##### Material for this exercise

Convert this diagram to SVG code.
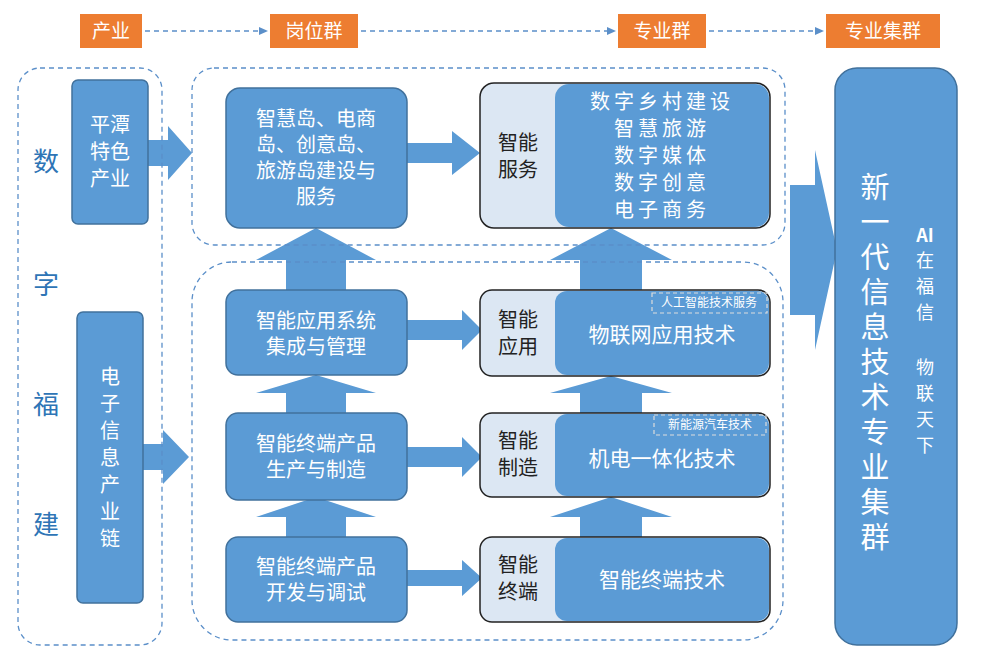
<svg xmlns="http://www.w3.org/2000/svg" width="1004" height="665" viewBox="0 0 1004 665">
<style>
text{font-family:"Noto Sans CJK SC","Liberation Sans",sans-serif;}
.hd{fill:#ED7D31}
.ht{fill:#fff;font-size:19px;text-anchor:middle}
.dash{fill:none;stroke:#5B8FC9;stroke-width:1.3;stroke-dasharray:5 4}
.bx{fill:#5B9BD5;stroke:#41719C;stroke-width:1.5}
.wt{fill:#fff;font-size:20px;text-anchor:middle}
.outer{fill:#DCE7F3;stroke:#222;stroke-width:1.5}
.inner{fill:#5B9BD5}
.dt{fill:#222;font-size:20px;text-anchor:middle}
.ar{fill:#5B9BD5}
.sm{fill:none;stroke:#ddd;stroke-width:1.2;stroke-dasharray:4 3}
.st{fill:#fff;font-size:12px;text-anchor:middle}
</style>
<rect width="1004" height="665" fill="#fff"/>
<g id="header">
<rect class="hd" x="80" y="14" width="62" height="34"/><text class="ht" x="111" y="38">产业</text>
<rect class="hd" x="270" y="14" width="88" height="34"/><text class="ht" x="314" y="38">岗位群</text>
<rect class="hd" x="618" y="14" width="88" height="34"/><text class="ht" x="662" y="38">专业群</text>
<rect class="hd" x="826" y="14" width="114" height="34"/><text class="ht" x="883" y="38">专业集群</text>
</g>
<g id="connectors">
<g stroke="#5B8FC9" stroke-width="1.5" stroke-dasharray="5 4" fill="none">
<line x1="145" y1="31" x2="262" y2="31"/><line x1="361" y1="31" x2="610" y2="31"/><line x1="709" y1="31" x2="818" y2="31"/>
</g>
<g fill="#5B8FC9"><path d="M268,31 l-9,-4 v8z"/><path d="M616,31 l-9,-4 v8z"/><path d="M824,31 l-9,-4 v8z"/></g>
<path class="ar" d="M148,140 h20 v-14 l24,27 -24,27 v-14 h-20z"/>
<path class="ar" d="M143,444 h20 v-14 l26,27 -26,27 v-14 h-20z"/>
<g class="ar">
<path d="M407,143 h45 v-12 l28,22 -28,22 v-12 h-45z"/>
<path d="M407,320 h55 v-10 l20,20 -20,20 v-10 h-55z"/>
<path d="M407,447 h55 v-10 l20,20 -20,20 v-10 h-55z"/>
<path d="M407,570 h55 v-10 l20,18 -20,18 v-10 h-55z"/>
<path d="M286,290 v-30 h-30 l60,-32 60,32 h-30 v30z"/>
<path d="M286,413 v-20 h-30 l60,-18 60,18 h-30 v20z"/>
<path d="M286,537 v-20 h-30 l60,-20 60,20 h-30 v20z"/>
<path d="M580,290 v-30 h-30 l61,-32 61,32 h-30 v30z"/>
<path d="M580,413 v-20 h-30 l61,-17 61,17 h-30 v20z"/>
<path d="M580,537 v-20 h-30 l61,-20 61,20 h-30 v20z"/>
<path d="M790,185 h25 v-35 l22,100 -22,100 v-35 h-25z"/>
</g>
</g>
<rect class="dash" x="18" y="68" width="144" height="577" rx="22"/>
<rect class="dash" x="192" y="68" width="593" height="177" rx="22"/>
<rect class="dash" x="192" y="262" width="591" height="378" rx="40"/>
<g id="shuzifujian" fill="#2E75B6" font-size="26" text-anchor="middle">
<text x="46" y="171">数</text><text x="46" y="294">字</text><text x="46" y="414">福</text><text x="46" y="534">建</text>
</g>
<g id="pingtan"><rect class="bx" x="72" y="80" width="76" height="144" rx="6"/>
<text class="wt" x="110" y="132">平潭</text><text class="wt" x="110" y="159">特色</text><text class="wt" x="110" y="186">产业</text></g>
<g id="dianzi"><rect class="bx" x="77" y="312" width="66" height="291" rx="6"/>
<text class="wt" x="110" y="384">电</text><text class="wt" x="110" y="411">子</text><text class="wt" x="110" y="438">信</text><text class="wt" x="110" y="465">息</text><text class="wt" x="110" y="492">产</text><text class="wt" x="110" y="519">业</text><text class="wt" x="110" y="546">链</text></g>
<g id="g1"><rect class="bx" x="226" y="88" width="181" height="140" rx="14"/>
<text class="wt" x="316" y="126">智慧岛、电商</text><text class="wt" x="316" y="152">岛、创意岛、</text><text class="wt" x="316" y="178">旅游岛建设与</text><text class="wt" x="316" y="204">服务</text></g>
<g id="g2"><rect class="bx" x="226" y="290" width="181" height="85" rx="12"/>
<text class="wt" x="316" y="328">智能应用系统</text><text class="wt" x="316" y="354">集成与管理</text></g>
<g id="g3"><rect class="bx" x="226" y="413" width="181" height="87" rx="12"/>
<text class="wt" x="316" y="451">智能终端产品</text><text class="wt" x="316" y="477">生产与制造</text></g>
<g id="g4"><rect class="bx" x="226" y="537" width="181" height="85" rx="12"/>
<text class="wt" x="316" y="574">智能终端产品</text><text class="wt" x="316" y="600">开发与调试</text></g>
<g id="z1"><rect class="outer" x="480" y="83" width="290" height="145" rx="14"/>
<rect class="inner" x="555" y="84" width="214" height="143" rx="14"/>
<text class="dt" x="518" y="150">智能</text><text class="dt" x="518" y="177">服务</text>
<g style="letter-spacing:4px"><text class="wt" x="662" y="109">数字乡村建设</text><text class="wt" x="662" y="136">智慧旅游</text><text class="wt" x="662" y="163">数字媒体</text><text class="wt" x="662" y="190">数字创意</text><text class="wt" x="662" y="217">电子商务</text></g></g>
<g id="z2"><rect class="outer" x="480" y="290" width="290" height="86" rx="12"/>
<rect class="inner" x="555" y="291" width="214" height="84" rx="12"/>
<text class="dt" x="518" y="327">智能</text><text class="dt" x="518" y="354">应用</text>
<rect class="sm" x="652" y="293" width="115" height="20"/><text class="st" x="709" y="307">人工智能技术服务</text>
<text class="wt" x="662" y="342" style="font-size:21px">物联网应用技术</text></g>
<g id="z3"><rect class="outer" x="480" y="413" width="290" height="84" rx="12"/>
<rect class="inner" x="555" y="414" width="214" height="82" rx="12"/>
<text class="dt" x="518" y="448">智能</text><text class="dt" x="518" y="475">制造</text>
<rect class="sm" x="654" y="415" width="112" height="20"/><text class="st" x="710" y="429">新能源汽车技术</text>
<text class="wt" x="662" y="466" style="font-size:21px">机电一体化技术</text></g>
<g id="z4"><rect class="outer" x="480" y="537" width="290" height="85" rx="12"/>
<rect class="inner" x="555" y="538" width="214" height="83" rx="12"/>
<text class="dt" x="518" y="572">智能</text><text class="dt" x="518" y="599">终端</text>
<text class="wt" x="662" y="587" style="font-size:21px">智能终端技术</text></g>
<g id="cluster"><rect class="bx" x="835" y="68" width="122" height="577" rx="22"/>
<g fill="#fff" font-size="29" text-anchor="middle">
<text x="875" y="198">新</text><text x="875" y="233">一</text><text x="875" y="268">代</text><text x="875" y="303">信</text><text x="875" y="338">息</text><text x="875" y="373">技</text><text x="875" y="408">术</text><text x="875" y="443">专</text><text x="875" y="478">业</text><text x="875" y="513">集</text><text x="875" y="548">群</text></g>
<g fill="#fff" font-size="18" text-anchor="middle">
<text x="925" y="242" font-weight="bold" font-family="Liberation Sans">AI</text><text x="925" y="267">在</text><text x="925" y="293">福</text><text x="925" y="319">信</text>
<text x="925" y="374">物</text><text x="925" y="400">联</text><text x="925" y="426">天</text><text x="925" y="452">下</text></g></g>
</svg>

##########
##### Material for this exercise

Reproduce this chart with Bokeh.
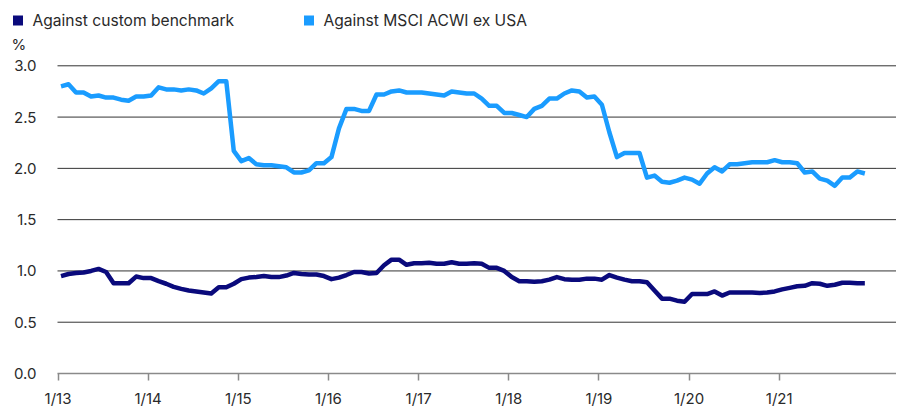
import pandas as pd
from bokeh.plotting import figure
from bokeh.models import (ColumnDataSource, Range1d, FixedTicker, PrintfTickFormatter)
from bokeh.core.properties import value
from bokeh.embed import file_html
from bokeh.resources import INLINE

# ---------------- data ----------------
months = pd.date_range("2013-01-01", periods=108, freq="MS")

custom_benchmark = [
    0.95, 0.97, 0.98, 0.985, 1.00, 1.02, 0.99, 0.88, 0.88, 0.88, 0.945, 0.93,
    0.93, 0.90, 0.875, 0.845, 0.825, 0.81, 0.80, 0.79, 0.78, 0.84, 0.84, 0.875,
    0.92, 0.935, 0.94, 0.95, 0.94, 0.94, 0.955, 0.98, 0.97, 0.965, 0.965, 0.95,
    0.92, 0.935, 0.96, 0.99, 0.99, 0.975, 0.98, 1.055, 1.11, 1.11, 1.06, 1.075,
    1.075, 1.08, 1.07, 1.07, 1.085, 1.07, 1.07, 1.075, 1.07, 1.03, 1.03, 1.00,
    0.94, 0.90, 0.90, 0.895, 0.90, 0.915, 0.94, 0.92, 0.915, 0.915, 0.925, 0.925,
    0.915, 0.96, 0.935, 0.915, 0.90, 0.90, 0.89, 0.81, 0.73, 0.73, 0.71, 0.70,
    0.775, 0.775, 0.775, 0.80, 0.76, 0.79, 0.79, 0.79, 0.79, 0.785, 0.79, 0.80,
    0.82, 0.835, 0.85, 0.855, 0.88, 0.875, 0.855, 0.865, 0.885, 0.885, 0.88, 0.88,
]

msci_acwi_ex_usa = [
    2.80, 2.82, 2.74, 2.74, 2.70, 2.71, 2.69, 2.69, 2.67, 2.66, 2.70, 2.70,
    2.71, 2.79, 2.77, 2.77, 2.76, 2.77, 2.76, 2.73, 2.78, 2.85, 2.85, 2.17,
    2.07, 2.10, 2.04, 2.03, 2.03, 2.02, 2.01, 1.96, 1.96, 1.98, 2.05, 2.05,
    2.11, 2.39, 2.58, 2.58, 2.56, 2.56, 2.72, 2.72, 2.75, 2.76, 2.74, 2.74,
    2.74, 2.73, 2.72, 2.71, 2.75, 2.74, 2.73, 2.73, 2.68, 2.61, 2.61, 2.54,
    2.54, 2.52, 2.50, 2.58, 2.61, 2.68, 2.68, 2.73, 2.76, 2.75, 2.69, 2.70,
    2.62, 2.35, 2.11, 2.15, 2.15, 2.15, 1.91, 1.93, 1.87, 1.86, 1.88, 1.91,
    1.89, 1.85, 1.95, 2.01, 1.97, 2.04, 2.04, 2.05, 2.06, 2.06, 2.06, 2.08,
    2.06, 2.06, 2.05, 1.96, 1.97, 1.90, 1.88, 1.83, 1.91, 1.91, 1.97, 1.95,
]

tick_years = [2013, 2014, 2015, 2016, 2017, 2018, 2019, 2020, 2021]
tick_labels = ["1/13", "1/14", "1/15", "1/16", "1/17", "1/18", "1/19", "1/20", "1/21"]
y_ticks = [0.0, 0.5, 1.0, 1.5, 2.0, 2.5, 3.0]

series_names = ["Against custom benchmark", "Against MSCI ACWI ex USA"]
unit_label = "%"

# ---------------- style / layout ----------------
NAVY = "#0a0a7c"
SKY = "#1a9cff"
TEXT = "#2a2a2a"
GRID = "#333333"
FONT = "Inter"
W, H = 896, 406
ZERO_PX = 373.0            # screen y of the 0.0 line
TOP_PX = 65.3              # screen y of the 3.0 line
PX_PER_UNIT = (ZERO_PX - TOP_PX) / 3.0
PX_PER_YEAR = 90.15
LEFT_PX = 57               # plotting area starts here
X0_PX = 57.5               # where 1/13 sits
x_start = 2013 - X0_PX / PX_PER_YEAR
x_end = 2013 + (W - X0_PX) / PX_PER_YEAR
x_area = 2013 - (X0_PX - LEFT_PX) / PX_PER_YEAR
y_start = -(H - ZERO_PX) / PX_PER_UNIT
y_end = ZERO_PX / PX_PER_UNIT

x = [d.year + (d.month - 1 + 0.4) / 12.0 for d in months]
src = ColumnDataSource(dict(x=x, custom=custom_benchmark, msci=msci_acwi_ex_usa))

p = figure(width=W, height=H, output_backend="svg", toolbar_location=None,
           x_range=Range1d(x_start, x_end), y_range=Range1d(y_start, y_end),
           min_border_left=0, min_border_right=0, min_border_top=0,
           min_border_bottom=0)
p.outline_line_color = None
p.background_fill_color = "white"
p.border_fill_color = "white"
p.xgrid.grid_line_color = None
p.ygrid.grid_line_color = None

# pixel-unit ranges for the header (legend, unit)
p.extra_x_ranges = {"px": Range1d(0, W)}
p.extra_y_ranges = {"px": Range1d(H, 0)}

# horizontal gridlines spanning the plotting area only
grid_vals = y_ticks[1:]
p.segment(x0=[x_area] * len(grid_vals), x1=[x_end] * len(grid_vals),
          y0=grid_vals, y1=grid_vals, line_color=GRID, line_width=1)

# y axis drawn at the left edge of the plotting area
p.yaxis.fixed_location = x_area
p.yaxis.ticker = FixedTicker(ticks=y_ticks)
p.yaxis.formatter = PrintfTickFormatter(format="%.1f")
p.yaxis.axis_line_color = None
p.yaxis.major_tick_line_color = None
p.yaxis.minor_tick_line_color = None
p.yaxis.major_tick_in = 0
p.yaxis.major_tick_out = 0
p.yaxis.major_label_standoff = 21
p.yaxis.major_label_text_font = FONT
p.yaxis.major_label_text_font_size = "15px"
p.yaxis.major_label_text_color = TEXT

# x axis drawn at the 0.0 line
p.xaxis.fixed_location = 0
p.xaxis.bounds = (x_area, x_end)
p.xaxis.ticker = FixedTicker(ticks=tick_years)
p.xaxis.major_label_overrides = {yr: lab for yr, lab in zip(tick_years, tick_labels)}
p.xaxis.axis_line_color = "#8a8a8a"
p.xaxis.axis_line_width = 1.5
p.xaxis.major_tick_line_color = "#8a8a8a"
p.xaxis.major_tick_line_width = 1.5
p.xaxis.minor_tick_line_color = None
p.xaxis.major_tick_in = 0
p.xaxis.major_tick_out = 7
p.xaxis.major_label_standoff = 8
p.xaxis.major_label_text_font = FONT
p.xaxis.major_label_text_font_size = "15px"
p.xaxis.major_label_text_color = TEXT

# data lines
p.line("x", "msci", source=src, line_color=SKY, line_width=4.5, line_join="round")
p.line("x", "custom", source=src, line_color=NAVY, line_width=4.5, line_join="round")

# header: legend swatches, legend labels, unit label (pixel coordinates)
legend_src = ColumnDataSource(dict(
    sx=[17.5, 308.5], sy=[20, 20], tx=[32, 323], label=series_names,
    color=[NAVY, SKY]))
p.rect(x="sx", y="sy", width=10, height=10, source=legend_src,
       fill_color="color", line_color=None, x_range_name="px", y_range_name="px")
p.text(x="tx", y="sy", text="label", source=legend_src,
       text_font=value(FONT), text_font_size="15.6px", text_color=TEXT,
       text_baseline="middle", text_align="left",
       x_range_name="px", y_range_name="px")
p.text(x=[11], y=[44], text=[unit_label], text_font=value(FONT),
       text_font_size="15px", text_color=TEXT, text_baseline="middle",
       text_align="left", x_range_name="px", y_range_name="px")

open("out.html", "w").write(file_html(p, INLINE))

##########
##### Material for this exercise

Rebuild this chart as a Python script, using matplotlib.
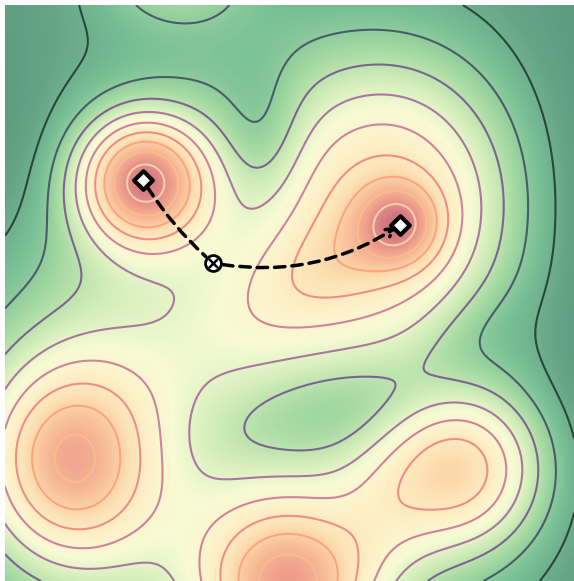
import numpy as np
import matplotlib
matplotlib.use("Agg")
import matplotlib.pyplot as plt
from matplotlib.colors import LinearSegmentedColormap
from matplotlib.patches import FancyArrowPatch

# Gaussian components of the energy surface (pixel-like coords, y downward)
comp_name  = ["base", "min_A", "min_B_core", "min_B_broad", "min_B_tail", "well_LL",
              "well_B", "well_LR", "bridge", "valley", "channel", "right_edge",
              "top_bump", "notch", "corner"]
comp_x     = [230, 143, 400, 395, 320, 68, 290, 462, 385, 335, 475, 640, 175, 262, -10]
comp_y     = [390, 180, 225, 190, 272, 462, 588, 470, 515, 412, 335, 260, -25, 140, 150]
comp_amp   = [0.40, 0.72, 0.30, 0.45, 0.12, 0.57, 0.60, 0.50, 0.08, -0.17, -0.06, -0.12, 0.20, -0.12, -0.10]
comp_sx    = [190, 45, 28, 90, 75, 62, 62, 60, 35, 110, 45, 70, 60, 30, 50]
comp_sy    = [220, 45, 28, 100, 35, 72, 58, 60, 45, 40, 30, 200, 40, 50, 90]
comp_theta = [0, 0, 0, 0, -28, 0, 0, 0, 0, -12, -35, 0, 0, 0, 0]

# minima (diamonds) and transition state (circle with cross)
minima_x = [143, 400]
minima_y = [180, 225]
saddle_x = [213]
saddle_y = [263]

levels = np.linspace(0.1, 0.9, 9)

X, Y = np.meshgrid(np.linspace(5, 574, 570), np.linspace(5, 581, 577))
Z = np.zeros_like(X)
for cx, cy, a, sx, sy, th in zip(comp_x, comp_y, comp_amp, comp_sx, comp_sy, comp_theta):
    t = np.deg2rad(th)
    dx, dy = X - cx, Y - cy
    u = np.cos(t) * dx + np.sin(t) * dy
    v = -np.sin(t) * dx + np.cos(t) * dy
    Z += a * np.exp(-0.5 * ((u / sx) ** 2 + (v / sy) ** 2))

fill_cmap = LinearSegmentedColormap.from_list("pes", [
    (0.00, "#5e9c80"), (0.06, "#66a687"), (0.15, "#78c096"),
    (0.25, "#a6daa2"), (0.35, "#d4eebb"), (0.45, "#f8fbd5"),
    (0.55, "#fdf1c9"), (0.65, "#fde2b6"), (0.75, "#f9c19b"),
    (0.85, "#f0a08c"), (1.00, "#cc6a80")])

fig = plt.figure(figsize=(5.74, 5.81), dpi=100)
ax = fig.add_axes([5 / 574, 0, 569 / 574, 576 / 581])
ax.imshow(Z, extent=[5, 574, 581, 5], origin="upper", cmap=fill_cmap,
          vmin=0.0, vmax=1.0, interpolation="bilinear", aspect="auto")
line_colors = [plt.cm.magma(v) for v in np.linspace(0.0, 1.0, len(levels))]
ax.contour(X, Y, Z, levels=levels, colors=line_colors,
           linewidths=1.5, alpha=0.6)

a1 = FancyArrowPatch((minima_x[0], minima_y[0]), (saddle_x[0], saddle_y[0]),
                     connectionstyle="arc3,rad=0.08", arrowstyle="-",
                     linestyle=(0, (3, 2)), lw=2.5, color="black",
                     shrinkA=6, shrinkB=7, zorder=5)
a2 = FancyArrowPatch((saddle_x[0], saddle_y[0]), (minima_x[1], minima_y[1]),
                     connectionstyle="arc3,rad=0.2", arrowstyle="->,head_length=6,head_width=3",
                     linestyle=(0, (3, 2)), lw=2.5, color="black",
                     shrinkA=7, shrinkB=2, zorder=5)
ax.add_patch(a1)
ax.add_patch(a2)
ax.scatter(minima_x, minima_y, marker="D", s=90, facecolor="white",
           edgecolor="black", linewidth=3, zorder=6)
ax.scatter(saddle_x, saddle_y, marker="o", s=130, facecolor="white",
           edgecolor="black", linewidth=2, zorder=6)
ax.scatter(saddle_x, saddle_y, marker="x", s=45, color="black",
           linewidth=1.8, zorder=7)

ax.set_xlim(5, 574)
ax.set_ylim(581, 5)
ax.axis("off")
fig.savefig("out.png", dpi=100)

##########

### Challenge
Make an exact copy of only the lines from the one with "Rebuild this chart" through the one with "from matplotlib.patches import". Pictures don't belong in it.

### Result below
Rebuild this chart as a Python script, using matplotlib.
import numpy as np
import matplotlib
matplotlib.use("Agg")
import matplotlib.pyplot as plt
from matplotlib.colors import LinearSegmentedColormap
from matplotlib.patches import FancyArrowPatch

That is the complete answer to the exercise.